Melbourne’s veins flow with art and culture, and the street art of the city’s lanes beats right from its heart. We caught up with one of our city’s renowned local artists, Kaff-eine, about her experiences as a street artist in Melbourne.
Art in public spaces
Kaff-eine – whose large-scale piece from 2013’s Melbourne Now exhibition still watches proudly over Rutledge Lane – is excited by the abundance of Melbourne street art and the increasing celebration of the form.
‘It’s such a drawcard…the traffic that goes through the Hosier/Rutledge Lane area is amazing – the public loves it. It’s become a lot more popular, but it is still criminalised,’ she says. ‘I have a background as a criminal lawyer, so I know what the penalties are if you don’t ask for permission.’
A woman in a man’s world
For Kaff-eine, doing good work, supporting good artists and not getting caught up in politics or preconceptions has been key. Owning her space in what is seen as a masculine field, the artist explains that she never let it intimidate her.
‘If I’d cared what people thought of me as a woman, there are so many things I wouldn’t have done!’ she says. ‘I’ll paint with people I like and who’s art I like. It might not be gender-balanced, but I’ve never experienced misogyny. I’ve never lost out on opportunities to male artists just because they’re male, and I’ve never felt excluded because I’m female.’
Paint what you can’t see
Painting anonymously for the first three years of her career helped Kaff-eine let her art speak for itself, and speak loudly it does. Her style is distinctive and highly recognisable, featuring ‘humanimals’ that make you stop, take a second look, and conjure your own interpretation.
‘Part of the joy of painting is that you can make something you can’t see anywhere else,’ Kaff-eine says. ‘By painting these characters, it gets around the representation of age, gender, nationality…I get away from the politics of who I represent. It’s very freeing to just paint what I want.’
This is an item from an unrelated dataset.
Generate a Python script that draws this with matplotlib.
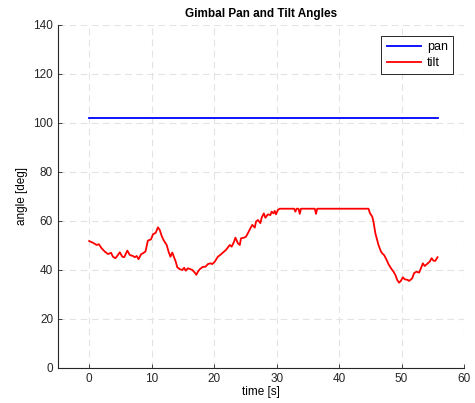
import matplotlib
matplotlib.use('Agg')
import matplotlib.pyplot as plt

# tilt samples (time [s], angle [deg])
tilt_time = [0.0, 0.6, 1.2, 1.55, 2.0, 2.5, 3.0, 3.5, 3.8, 4.2, 4.6, 4.9, 5.3, 5.6,
             6.1, 6.5, 7.0, 7.3, 7.6, 7.9, 8.3, 8.6, 9.0, 9.4, 9.9, 10.2, 10.65, 11.0,
             11.3, 11.6, 11.9, 12.4, 12.7, 13.0, 13.3, 13.5, 13.85, 14.1, 14.5, 14.9,
             15.2, 15.45, 15.8, 16.2, 16.5, 16.9, 17.15, 17.4, 17.7, 18.2, 18.6, 19.0,
             19.4, 19.7, 20.1, 20.6, 21.1, 21.9, 22.5, 22.8, 23.2, 23.4, 23.8, 24.1,
             24.3, 24.8, 25.1, 25.4, 25.8, 26.1, 26.5, 26.7, 27.0, 27.4, 27.6, 27.95,
             28.2, 28.6, 29.0, 29.2, 29.5, 29.7, 29.9, 30.2, 30.5, 32.8, 33.0, 33.2,
             33.5, 33.7, 33.9, 36.1, 36.3, 36.5, 44.7, 44.95, 45.3, 45.5, 45.8, 46.1,
             46.3, 46.7, 47.0, 47.2, 47.6, 47.9, 48.3, 48.7, 49.0, 49.3, 49.6, 49.9,
             50.2, 50.5, 51.0, 51.2, 51.7, 52.0, 52.4, 52.8, 53.1, 53.4, 53.7, 54.2,
             54.5, 54.8, 55.1, 55.4, 55.75]
tilt_angle = [51.8, 51.1, 50.2, 50.5, 48.8, 47.5, 46.5, 47.0, 45.4, 44.8, 46.1, 47.2,
              45.4, 45.2, 47.9, 46.1, 45.7, 45.2, 45.7, 44.4, 46.4, 46.8, 47.5, 52.0,
              52.5, 54.5, 55.2, 57.4, 56.3, 53.9, 52.2, 50.2, 47.5, 45.4, 47.1, 45.7,
              43.4, 41.1, 40.3, 40.0, 40.9, 39.7, 40.7, 40.3, 40.0, 38.9, 38.0, 39.3,
              40.3, 41.3, 41.3, 42.4, 42.7, 42.4, 43.4, 45.4, 46.4, 48.2, 50.2, 49.5,
              51.6, 53.2, 50.9, 50.2, 52.9, 53.2, 53.6, 55.0, 57.0, 58.4, 57.3, 59.7,
              60.4, 59.1, 61.3, 63.1, 61.3, 62.7, 62.4, 63.8, 63.1, 64.1, 62.7, 64.5,
              65.0, 65.0, 63.8, 65.0, 65.0, 62.9, 65.0, 65.0, 62.9, 65.0, 65.0, 63.1,
              61.8, 59.7, 55.0, 52.2, 50.2, 47.5, 46.5, 46.1, 44.1, 42.4, 40.7, 39.3,
              38.0, 35.9, 34.8, 35.6, 37.0, 36.2, 35.9, 35.5, 36.6, 38.7, 39.3, 38.9,
              40.7, 42.7, 41.6, 42.7, 43.4, 44.8, 43.8, 43.7, 45.2]

pan_time = [0.0, 55.75]
pan_angle = [102.0, 102.0]

xticks = [0, 10, 20, 30, 40, 50, 60]
yticks = [0, 20, 40, 60, 80, 100, 120, 140]

plt.rcParams['font.family'] = ['Liberation Sans', 'DejaVu Sans']

fig = plt.figure(figsize=(4.75, 4.03), dpi=100)
ax = fig.add_axes([0.122, 0.087, 0.855, 0.851])

ax.plot(pan_time, pan_angle, color='#0000ff', lw=1.3, label='pan')
ax.plot(tilt_time, tilt_angle, color='#ff0000', lw=1.3, label='tilt')

ax.set_xlim(-5, 60)
ax.set_ylim(0, 140)
ax.set_xticks(xticks)
ax.set_yticks(yticks)
ax.grid(True, color='#e3e3e3', linestyle=(0, (6, 4)), lw=0.8)
ax.set_axisbelow(True)

for side in ['top', 'right']:
    ax.spines[side].set_visible(False)
for side in ['left', 'bottom']:
    ax.spines[side].set_color('#262626')
    ax.spines[side].set_linewidth(0.8)
ax.tick_params(direction='in', length=3, width=0.6, colors='#262626', labelsize=8.5)

ax.set_xlabel('time [s]', fontsize=8.5, labelpad=1)
ax.set_ylabel('angle [deg]', fontsize=8.5, labelpad=4)
ax.set_title('Gimbal Pan and Tilt Angles', fontsize=8.5, fontweight='bold', pad=6)

leg = ax.legend(loc='upper right', fontsize=8.5, fancybox=False, framealpha=1,
                edgecolor='#262626', borderpad=0.45, handlelength=2.9,
                handletextpad=0.5, labelspacing=0.3, borderaxespad=0,
                bbox_to_anchor=(0.973, 0.968))
leg.get_frame().set_linewidth(0.7)
for t in leg.get_texts():
    t.set_fontsize(9)

fig.savefig('out.png', dpi=100)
She adds, ‘It makes people think and talk. I know what I’m thinking when I paint it, but that doesn’t mean that you won’t see something else; people interpret images according to their background and experiences. I don’t like to ascribe meaning to my paintings.’
Ironically, Kaff-eine’s current art subjects are real humans, as part of a charity project for which she is painting 10 portraits onto housing tarpaulins for the Baseco and Happyland communities in Manila. But once that project is completed, Kaff-eine looks forward to taking her art back to the streets of Melbourne.
Kaff-eine’s ‘best of’
Best of the street art: The 23-metre tall portrait of an Indigenous boy that looms powerfully over Hosier Lane, by local artist Matt Adnate. ‘I love what he does in terms of bringing Indigenous faces into public space. They’re large and they’re proud, and it is a community with whom he has a personal relationship. I think that’s awesome.’
Best of the laneways: The exposed brick walls and pipes of Duckboard Place. ‘I found it when I was 15 years old and up until recently it hadn’t changed. It’s a beautiful laneway and it’s all painted up now.’
Best of the city: Despite painting all around Melbourne, the city itself has Kaff-eine enamoured. ‘The city is so small and lovely, and you have these beautiful old lanes that still haven’t been messed with. If I had spare time I’d walk around the city more, because I love it.’